Con il secondo motivo il denunciato vizio di violazione di legge afferisce alla L. n. 183 del 2010, art. 30, comma 3, sostenendosi da parte del ricorrente essere stato il giudizio di proporzionalità tra sanzione irrogata e condotta addebitata operato in difformità dai criteri posti dalla predetta norma.
I due motivi, che possono essere qui trattati congiuntamente, per risolversi entrambi – aldilà della denunciata genericità della contestazione, al contrario correttamente valutata dalla Corte territoriale come conforme al dettato del codice disciplinare di cui al CCNL di categoria che impone di tener conto, con riguardo alle condanne penali relative a fatti estranei al rapporto di lavoro, dell’ulteriore profilo della lesione della figura morale del lavoratore e dell’erroneo riferimento alla disposizione di cui alla L. n. 183 del 2010, art. 30, comma 3, che si limita a prescrivere al giudice di tener conto, come puntualmente ha fatto la Corte territoriale, delle tipizzazioni di giusta causa e di giustificato motivo presenti nei contratti collettivi mentre gli ulteriori criteri valutativi ivi indicati hanno riguardo esclusivo alla quantificazione del risarcimento dovuto in caso di licenziamento illegittimo nell’area della tutela obbligatoria – nella confutazione del giudizio espresso dalla Corte territoriale in ordine alla proporzionalità della sanzione irrogata alla condotta contestata, si appalesano del tutto infondati, per essere stato quel giudizio correttamente operato con riferimento alla ricorrenza del requisito posto dal contratto collettivo della lesione della figura morale del lavoratore ed agli ulteriori elementi ritenuti rilevanti a tali fini dalla giurisprudenza di questa Corte, quali le caratteristiche oggettive e soggettive della condotta, il grado di affidamento richiesto dalle specifiche mansioni, il danno di immagine derivato alla società dalla notorietà del fatto, con esito motivato in termini esenti da vizi logici e giuridici.

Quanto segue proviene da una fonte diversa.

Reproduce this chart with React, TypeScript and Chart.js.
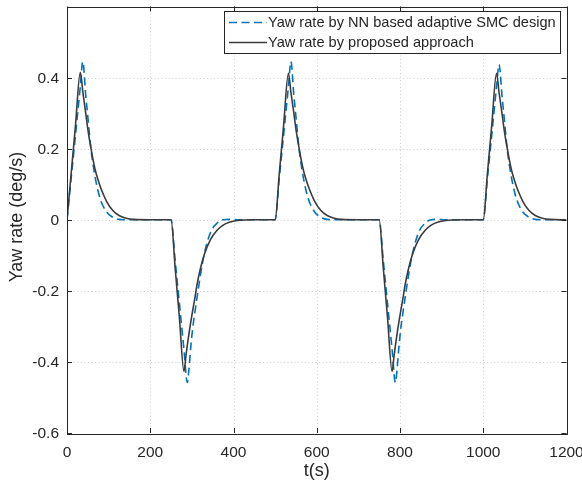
import React, { useEffect, useRef } from "react";
import { Chart, registerables } from "chart.js";

Chart.register(...registerables);

const legendLabels = [
  "Yaw rate by NN based adaptive SMC design",
  "Yaw rate by proposed approach",
];
const xTickLabels = ["0", "200", "400", "600", "800", "1000", "1200"];
const yTickLabels = ["-0.6", "-0.4", "-0.2", "0", "0.2", "0.4"];

const blackTime = [
  0, 10, 20, 32, 38, 45, 50, 57, 65, 70, 78, 85, 95, 110, 125, 140, 160, 200,
  250, 260, 270, 281, 286, 290, 295, 302, 307, 312, 320, 330, 345, 360, 375, 390, 410, 450,
  500, 510, 520, 532, 538, 545, 550, 557, 565, 570, 578, 585, 595, 610, 625, 640, 660, 700,
  750, 760, 770, 781, 786, 790, 795, 802, 807, 812, 820, 830, 845, 860, 875, 890, 910, 950,
  1000, 1010, 1020, 1032, 1038, 1045, 1050, 1057, 1065, 1070, 1078, 1085, 1095, 1110, 1125, 1140, 1160, 1200,
];
const blackRate = [
  0, 0.13, 0.26, 0.415, 0.36, 0.3, 0.255, 0.205, 0.155, 0.13, 0.1, 0.078, 0.052, 0.026, 0.012, 0.005, 0.001, 0,
  0, -0.138, -0.275, -0.427, -0.38, -0.345, -0.305, -0.255, -0.222, -0.185, -0.14, -0.097, -0.055, -0.03, -0.015, -0.007, -0.002, 0,
  0, 0.13, 0.26, 0.412, 0.358, 0.3, 0.255, 0.205, 0.155, 0.13, 0.1, 0.078, 0.052, 0.026, 0.012, 0.005, 0.001, 0,
  0, -0.138, -0.275, -0.427, -0.38, -0.345, -0.305, -0.255, -0.222, -0.185, -0.14, -0.097, -0.055, -0.03, -0.015, -0.007, -0.002, 0,
  0, 0.13, 0.26, 0.412, 0.358, 0.3, 0.255, 0.205, 0.155, 0.13, 0.1, 0.078, 0.052, 0.026, 0.012, 0.005, 0.001, 0,
];

const blueTime = [
  0, 10, 20, 32, 38, 45, 50, 57, 62, 70, 80, 95, 110, 125, 140, 160, 200,
  250, 260, 270, 281, 289, 293, 298, 302, 307, 312, 320, 330, 345, 360, 375, 390, 410, 450,
  500, 510, 520, 532, 538, 545, 550, 557, 562, 570, 580, 595, 610, 625, 640, 660, 700,
  750, 760, 770, 781, 789, 793, 798, 802, 807, 812, 820, 830, 845, 860, 875, 890, 910, 950,
  1000, 1010, 1020, 1032, 1038, 1045, 1050, 1057, 1062, 1070, 1080, 1095, 1110, 1125, 1140, 1160, 1200,
];
const blueRate = [
  0, 0.117, 0.234, 0.375, 0.445, 0.35, 0.29, 0.205, 0.16, 0.105, 0.058, 0.022, 0.007, 0.001, 0, 0, 0,
  0, -0.117, -0.235, -0.365, -0.458, -0.42, -0.35, -0.305, -0.262, -0.222, -0.16, -0.095, -0.035, -0.01, 0, 0.001, 0, 0,
  0, 0.117, 0.234, 0.375, 0.445, 0.35, 0.29, 0.205, 0.16, 0.105, 0.058, 0.022, 0.007, 0.001, 0, 0, 0,
  0, -0.117, -0.235, -0.365, -0.458, -0.42, -0.35, -0.305, -0.262, -0.222, -0.16, -0.095, -0.035, -0.01, 0, 0.001, 0, 0,
  0, 0.117, 0.234, 0.375, 0.437, 0.35, 0.29, 0.205, 0.16, 0.105, 0.058, 0.022, 0.007, 0.001, 0, 0, 0,
];

const BLUE = "#0072BD";
const BLACK = "#3c3c3c";
const AXIS = "#262626";
const FONT = '"Liberation Sans", Arial, Helvetica, sans-serif';

const matlabPlugin = {
  id: "matlabStyle",
  beforeDatasetsDraw(chart: any) {
    const { ctx, chartArea: a, scales } = chart;
    const xs = scales.x, ys = scales.y;
    ctx.save();
    ctx.strokeStyle = "#cfcfcf";
    ctx.lineWidth = 1;
    ctx.setLineDash([1, 2.5]);
    xs.ticks.forEach((t: any) => {
      const px = Math.round(xs.getPixelForValue(t.value)) + 0.5;
      if (px <= a.left + 1 || px >= a.right - 1) return;
      ctx.beginPath();
      ctx.moveTo(px, a.top);
      ctx.lineTo(px, a.bottom);
      ctx.stroke();
    });
    ys.ticks.forEach((t: any) => {
      const py = Math.round(ys.getPixelForValue(t.value)) + 0.5;
      if (py <= a.top + 1 || py >= a.bottom - 1) return;
      ctx.beginPath();
      ctx.moveTo(a.left, py);
      ctx.lineTo(a.right, py);
      ctx.stroke();
    });
    ctx.restore();
  },
  afterDatasetsDraw(chart: any) {
    const { ctx, chartArea: a, scales } = chart;
    const xs = scales.x, ys = scales.y;
    ctx.save();
    ctx.setLineDash([]);
    ctx.strokeStyle = AXIS;
    ctx.lineWidth = 1;
    ctx.strokeRect(Math.round(a.left) + 0.5, Math.round(a.top) + 0.5, Math.round(a.right - a.left), Math.round(a.bottom - a.top));
    const tl = 5;
    xs.ticks.forEach((t: any) => {
      const px = Math.round(xs.getPixelForValue(t.value)) + 0.5;
      ctx.beginPath();
      ctx.moveTo(px, a.bottom);
      ctx.lineTo(px, a.bottom - tl);
      ctx.moveTo(px, a.top);
      ctx.lineTo(px, a.top + tl);
      ctx.stroke();
    });
    ys.ticks.forEach((t: any) => {
      const py = Math.round(ys.getPixelForValue(t.value)) + 0.5;
      ctx.beginPath();
      ctx.moveTo(a.left, py);
      ctx.lineTo(a.left + tl, py);
      ctx.moveTo(a.right, py);
      ctx.lineTo(a.right - tl, py);
      ctx.stroke();
    });
    ctx.fillStyle = AXIS;
    ctx.font = `15.5px ${FONT}`;
    ctx.textAlign = "center";
    ctx.textBaseline = "middle";
    xs.ticks.forEach((t: any, i: number) => {
      const lbl = xTickLabels[i];
      if (lbl === undefined) return;
      ctx.fillText(lbl, xs.getPixelForValue(t.value), a.bottom + 19.5);
    });
    ctx.textAlign = "right";
    ys.ticks.forEach((t: any, i: number) => {
      const lbl = yTickLabels[i];
      if (lbl === undefined) return;
      ctx.fillText(lbl, a.left - 8, ys.getPixelForValue(t.value) + 1);
    });
    ctx.font = `18px ${FONT}`;
    ctx.textAlign = "center";
    ctx.fillText("t(s)", (a.left + a.right) / 2, a.bottom + 38);
    ctx.save();
    ctx.translate(17.5, 217);
    ctx.rotate(-Math.PI / 2);
    ctx.fillText("Yaw rate (deg/s)", 0, 0);
    ctx.restore();
    const lx = 224.5, ly = 11.5, lw = 336, lh = 42;
    ctx.fillStyle = "#ffffff";
    ctx.fillRect(lx, ly, lw, lh);
    ctx.strokeStyle = AXIS;
    ctx.strokeRect(lx, ly, lw, lh);
    const rows = [
      { y: 22.5, color: BLUE, dash: [8, 4.5] },
      { y: 42.5, color: BLACK, dash: [] as number[] },
    ];
    rows.forEach((r, i) => {
      ctx.strokeStyle = r.color;
      ctx.lineWidth = 1.6;
      ctx.setLineDash(r.dash);
      ctx.beginPath();
      ctx.moveTo(229, r.y);
      ctx.lineTo(267, r.y);
      ctx.stroke();
      ctx.setLineDash([]);
      ctx.fillStyle = AXIS;
      ctx.font = `14.6px ${FONT}`;
      ctx.textAlign = "left";
      ctx.textBaseline = "middle";
      ctx.fillText(legendLabels[i], 268, r.y + 0.5);
    });
    ctx.restore();
  },
};

export default function App() {
  const ref = useRef<HTMLCanvasElement | null>(null);
  useEffect(() => {
    document.body.style.margin = "0";
    const canvas = ref.current;
    if (!canvas) return;
    const chart = new Chart(canvas, {
      type: "line",
      data: {
        datasets: [
          {
            label: legendLabels[0],
            data: blueTime.map((t, i) => ({ x: t, y: blueRate[i] })),
            borderColor: BLUE,
            borderWidth: 1.6,
            borderDash: [8, 4.5],
            pointRadius: 0,
            fill: false,
            cubicInterpolationMode: "monotone",
            order: 2,
          },
          {
            label: legendLabels[1],
            data: blackTime.map((t, i) => ({ x: t, y: blackRate[i] })),
            borderColor: BLACK,
            borderWidth: 1.6,
            pointRadius: 0,
            fill: false,
            cubicInterpolationMode: "monotone",
            order: 1,
          },
        ],
      },
      options: {
        animation: false,
        responsive: false,
        layout: { padding: { top: 6.5, right: 15.5, left: 0, bottom: 0 } },
        plugins: { legend: { display: false }, tooltip: { enabled: false } },
        scales: {
          x: {
            type: "linear",
            min: 0,
            max: 1200,
            ticks: { stepSize: 200, display: false },
            grid: { display: false },
            border: { display: false },
            afterFit: (s: any) => { s.height = 54; },
          },
          y: {
            type: "linear",
            min: -0.6,
            max: 0.6,
            ticks: { stepSize: 0.2, display: false },
            grid: { display: false },
            border: { display: false },
            afterFit: (s: any) => { s.width = 67; },
          },
        },
      },
      plugins: [matlabPlugin],
    } as any);
    return () => chart.destroy();
  }, []);
  return (
    <div style={{ position: "fixed", left: 0, top: 0, width: 582, height: 487, background: "#fff" }}>
      <canvas ref={ref} width={582} height={487} style={{ width: 582, height: 487 }} />
    </div>
  );
}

Il ricorso va dunque rigettato.
Le spese seguono la soccombenza e sono liquidate come da dispositivo.
PQM
La Corte rigetta il ricorso e condanna parte ricorrente al pagamento delle spese del presente giudizio di legittimità nei confronti della sola parte costituita, che liquida in Euro 200,00 per esborsi ed Euro 4.000,00 per compensi, oltre spese generali al 15% ed altri accessori di legge.
Ai sensi del D.P.R. n. 115 del 2002, art. 13, comma 1 quater, dà atto della sussistenza dei presupposti per il versamento da parte del ricorrente, dell’ulteriore importo a titolo di contributo unificato pari a quello dovuto per il ricorso, a norma dello stesso art. 13, comma 1 bis.
Così deciso in Roma, nella Camera di consiglio, il 14 febbraio 2017.